■ Description of the task
Print only the lines from the top of the data through the line with "(0,0) rectangle (651,472);", both included, skipping every picture.
• • • • • • •
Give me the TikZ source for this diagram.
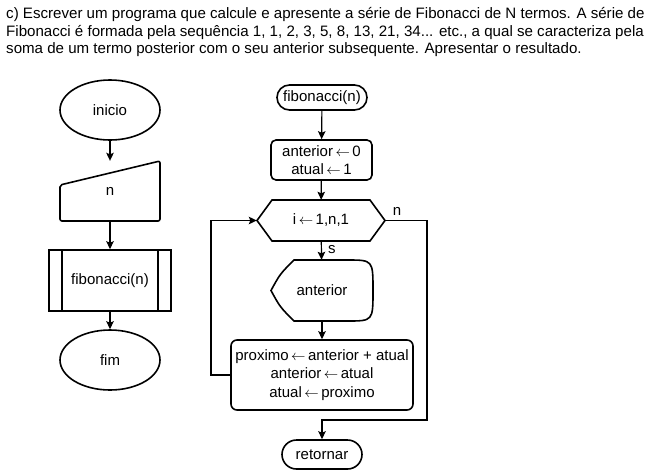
\documentclass[tikz,border=0pt]{standalone}
\usepackage{fontspec}
\setmainfont{Liberation Sans}
\usetikzlibrary{arrows.meta,shapes.geometric}
\newcommand{\assign}{\,$\leftarrow$\,}
\begin{document}
\begin{tikzpicture}[x=1pt,y=-1pt,
  shapeline/.style={line width=1.6pt},
  txt/.style={inner sep=0pt,align=center,font=\fontsize{15}{18.5}\selectfont},
  blk/.style={txt,rectangle,draw=none},
  rbox/.style={txt,rectangle,draw,shapeline},
  oval/.style={txt,ellipse,draw,shapeline},
  arr/.style={line width=1.2pt,-{Stealth[length=8pt,width=7.5pt,inset=1.5pt]}},
  lbl/.style={inner sep=0pt,font=\fontsize{15}{17}\selectfont},
  title/.style={inner sep=0pt,anchor=west,font=\fontsize{15.1}{17}\selectfont}]
\useasboundingbox[fill=white] (0,0) rectangle (651,472);

% statement of the exercise
\node[title] (t1) at (6,15) {c) Escrever um programa que calcule e apresente a série de Fibonacci de N termos. A série de};
\node[title] (t2) at (6,33) {Fibonacci é formada pela sequência 1, 1, 2, 3, 5, 8, 13, 21, 34... etc., a qual se caracteriza pela};
\node[title] (t3) at (6,50) {soma de um termo posterior com o seu anterior subsequente. Apresentar o resultado.};

% main program
\node[oval,minimum width=100pt,minimum height=60pt] (inicio) at (110,110) {inicio};
\node[blk,minimum width=100pt,minimum height=60pt] (nin) at (110,191) {n};
\draw[shapeline,rounded corners=2pt] (60,221) -- (60,185) -- (160,161) -- (160,221) -- cycle;
\node[rbox,minimum width=122pt,minimum height=61pt] (fib) at (110,280.5) {fibonacci(n)};
\draw[shapeline] (62,250) -- (62,311) (158,250) -- (158,311);
\node[oval,minimum width=100pt,minimum height=60pt] (fim) at (110,360) {fim};

\draw[arr] (inicio) -- (nin);
\draw[arr] (nin) -- (fib);
\draw[arr] (fib) -- (fim);

% procedure fibonacci(n)
\node[rbox,rounded corners=12.5pt,minimum width=90pt,minimum height=25pt] (fibn) at (322,97.5) {fibonacci(n)};
\node[rbox,rounded corners=5pt,minimum width=101pt,minimum height=40pt] (init) at (321.5,160) {anterior\assign 0\\atual\assign 1};
\node[blk,minimum width=128pt,minimum height=41pt] (loop) at (321,220.5) {i\assign 1,n,1};
\draw[shapeline] (257,220.5) -- (272,200) -- (370,200) -- (385,220.5) -- (370,241) -- (272,241) -- cycle;
\node[blk,minimum width=102pt,minimum height=61pt] (disp) at (322,290.5) {anterior};
\draw[shapeline] (271,290.5) .. controls (280,274) .. (294,260) -- (347,260)
  .. controls (373,260) .. (373,290.5) .. controls (373,321) .. (347,321)
  -- (294,321) .. controls (280,307) .. cycle;
\node[rbox,rounded corners=6pt,minimum width=182pt,minimum height=70pt] (calc) at (322,375)
  {proximo\assign anterior + atual\\anterior\assign atual\\atual\assign proximo};
\node[rbox,rounded corners=14.5pt,minimum width=80pt,minimum height=29pt] (ret) at (322,454.5) {retornar};

\coordinate (back) at (211,375);
\coordinate (out) at (427,420);

\draw[arr] (fibn) -- (init);
\draw[arr] (init) -- (loop);
\draw[arr] (loop) -- node[lbl,pos=0.45,right=6pt] (s) {s} (disp);
\draw[arr] (disp) -- (calc);
\draw[arr] (calc.west) -- (calc.west -| back) |- (loop.west);
\draw[arr] (loop.east) -| (out) -| (ret.north);
\node[lbl] (nlbl) at (397,211) {n};
\end{tikzpicture}
\end{document}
• • • • • • •
■ Answer in full
Give me the TikZ source for this diagram.
\documentclass[tikz,border=0pt]{standalone}
\usepackage{fontspec}
\setmainfont{Liberation Sans}
\usetikzlibrary{arrows.meta,shapes.geometric}
\newcommand{\assign}{\,$\leftarrow$\,}
\begin{document}
\begin{tikzpicture}[x=1pt,y=-1pt,
  shapeline/.style={line width=1.6pt},
  txt/.style={inner sep=0pt,align=center,font=\fontsize{15}{18.5}\selectfont},
  blk/.style={txt,rectangle,draw=none},
  rbox/.style={txt,rectangle,draw,shapeline},
  oval/.style={txt,ellipse,draw,shapeline},
  arr/.style={line width=1.2pt,-{Stealth[length=8pt,width=7.5pt,inset=1.5pt]}},
  lbl/.style={inner sep=0pt,font=\fontsize{15}{17}\selectfont},
  title/.style={inner sep=0pt,anchor=west,font=\fontsize{15.1}{17}\selectfont}]
\useasboundingbox[fill=white] (0,0) rectangle (651,472);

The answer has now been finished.